• Entries shown:
-- begin --
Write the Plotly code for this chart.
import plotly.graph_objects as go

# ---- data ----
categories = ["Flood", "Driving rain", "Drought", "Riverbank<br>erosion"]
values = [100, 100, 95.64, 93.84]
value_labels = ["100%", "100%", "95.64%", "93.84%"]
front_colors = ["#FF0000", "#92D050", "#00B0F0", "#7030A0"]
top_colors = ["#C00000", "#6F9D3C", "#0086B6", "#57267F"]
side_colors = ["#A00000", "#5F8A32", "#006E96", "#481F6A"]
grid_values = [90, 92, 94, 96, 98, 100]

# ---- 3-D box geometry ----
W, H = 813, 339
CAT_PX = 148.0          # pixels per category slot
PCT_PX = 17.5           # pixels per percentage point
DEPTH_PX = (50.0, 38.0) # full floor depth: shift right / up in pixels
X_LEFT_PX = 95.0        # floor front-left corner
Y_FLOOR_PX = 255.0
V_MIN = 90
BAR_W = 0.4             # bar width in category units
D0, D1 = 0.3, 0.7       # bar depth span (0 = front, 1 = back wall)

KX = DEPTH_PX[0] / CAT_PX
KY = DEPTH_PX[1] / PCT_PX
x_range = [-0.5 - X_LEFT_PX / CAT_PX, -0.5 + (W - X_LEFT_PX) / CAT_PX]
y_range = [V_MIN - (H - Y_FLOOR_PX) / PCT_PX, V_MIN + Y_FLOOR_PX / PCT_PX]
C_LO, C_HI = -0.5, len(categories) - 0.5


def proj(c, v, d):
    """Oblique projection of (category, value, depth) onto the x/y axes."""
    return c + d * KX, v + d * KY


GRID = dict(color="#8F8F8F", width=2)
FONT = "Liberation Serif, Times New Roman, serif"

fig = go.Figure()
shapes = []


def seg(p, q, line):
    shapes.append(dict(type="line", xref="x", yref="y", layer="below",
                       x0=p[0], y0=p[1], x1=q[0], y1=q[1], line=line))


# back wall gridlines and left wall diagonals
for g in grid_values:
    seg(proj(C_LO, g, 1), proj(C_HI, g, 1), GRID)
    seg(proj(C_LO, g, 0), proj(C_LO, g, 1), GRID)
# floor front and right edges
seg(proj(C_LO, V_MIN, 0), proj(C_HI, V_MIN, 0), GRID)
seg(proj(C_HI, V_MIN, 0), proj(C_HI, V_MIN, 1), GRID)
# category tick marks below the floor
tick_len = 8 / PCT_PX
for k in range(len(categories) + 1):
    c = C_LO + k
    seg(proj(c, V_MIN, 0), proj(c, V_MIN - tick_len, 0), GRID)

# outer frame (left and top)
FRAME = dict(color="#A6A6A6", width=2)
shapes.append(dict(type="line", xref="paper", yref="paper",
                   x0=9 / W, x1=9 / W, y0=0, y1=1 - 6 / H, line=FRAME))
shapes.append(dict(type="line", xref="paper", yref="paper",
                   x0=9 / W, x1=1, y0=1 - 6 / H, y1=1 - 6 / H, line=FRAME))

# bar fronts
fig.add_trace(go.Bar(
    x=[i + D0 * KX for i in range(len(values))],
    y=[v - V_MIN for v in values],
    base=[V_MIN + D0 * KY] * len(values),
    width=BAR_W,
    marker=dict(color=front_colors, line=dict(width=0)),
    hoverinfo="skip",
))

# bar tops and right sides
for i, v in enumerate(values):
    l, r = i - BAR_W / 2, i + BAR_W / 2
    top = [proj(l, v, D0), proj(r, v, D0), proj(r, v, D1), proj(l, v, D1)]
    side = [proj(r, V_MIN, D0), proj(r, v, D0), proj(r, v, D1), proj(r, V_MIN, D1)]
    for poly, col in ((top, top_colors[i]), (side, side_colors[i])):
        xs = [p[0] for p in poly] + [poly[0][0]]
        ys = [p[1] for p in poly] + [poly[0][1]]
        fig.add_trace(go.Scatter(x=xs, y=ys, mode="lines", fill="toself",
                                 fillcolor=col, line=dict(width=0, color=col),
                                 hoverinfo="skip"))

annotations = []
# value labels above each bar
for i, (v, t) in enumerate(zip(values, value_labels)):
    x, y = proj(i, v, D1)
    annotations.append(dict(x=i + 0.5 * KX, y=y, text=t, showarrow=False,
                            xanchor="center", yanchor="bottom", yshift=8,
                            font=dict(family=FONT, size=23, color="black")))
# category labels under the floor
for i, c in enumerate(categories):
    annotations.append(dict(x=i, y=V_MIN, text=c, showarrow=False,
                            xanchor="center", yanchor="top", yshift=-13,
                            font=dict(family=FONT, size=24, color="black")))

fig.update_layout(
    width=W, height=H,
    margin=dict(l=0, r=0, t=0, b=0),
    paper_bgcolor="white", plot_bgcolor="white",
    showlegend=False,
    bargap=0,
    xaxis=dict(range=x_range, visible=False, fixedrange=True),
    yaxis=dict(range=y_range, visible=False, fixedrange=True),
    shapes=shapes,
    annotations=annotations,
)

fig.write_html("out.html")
-- end --
-- begin --
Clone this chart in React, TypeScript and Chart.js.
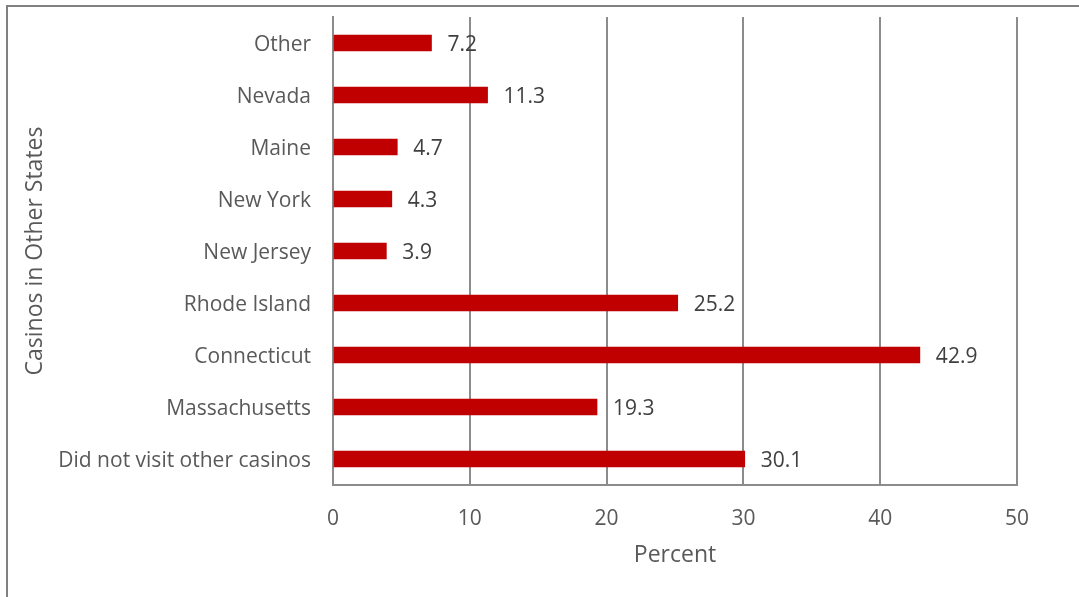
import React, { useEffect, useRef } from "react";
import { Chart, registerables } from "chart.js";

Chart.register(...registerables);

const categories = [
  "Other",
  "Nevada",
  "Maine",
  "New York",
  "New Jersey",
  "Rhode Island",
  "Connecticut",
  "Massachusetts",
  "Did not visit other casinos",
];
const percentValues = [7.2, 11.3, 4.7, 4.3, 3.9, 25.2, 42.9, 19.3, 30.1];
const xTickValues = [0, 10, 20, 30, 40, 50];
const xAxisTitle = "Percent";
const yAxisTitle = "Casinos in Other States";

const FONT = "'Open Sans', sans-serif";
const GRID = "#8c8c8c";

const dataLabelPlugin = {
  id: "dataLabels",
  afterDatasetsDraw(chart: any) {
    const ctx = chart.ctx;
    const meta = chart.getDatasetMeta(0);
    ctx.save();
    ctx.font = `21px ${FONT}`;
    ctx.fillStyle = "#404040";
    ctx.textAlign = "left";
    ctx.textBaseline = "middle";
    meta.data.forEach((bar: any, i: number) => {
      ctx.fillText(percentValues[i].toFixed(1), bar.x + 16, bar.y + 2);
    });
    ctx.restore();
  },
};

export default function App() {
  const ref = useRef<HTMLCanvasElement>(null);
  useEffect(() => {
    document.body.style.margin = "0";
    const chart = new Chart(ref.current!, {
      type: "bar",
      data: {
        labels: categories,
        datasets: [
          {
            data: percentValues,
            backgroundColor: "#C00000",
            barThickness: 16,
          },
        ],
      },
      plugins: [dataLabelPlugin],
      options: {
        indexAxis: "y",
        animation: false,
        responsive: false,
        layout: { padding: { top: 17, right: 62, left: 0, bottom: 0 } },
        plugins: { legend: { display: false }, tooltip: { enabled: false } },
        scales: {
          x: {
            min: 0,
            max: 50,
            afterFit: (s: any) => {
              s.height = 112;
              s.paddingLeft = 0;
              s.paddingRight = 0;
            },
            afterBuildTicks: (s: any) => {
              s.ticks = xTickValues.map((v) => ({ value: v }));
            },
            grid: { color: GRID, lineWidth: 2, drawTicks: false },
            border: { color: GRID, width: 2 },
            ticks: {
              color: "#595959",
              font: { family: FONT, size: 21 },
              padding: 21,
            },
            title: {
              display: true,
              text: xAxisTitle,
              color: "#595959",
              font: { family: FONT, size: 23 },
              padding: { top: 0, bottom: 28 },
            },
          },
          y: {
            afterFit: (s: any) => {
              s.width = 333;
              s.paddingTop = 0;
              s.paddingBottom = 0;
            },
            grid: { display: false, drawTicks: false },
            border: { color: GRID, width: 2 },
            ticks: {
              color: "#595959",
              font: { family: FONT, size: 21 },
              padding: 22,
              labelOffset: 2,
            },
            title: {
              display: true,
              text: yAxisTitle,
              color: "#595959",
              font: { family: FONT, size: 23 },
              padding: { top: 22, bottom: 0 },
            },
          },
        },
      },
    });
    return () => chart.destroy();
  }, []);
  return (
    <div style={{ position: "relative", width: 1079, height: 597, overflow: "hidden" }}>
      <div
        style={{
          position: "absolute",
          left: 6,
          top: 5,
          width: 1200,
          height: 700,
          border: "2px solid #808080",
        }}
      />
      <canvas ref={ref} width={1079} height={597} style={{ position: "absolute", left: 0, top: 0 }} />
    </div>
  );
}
-- end --
• What you are asked to do: Look back at the entries above and repeat, unchanged, every line from the line holding "Write the Plotly code for this chart." through the line holding "import plotly.graph_objects as go".

• Final result:
Write the Plotly code for this chart.
import plotly.graph_objects as go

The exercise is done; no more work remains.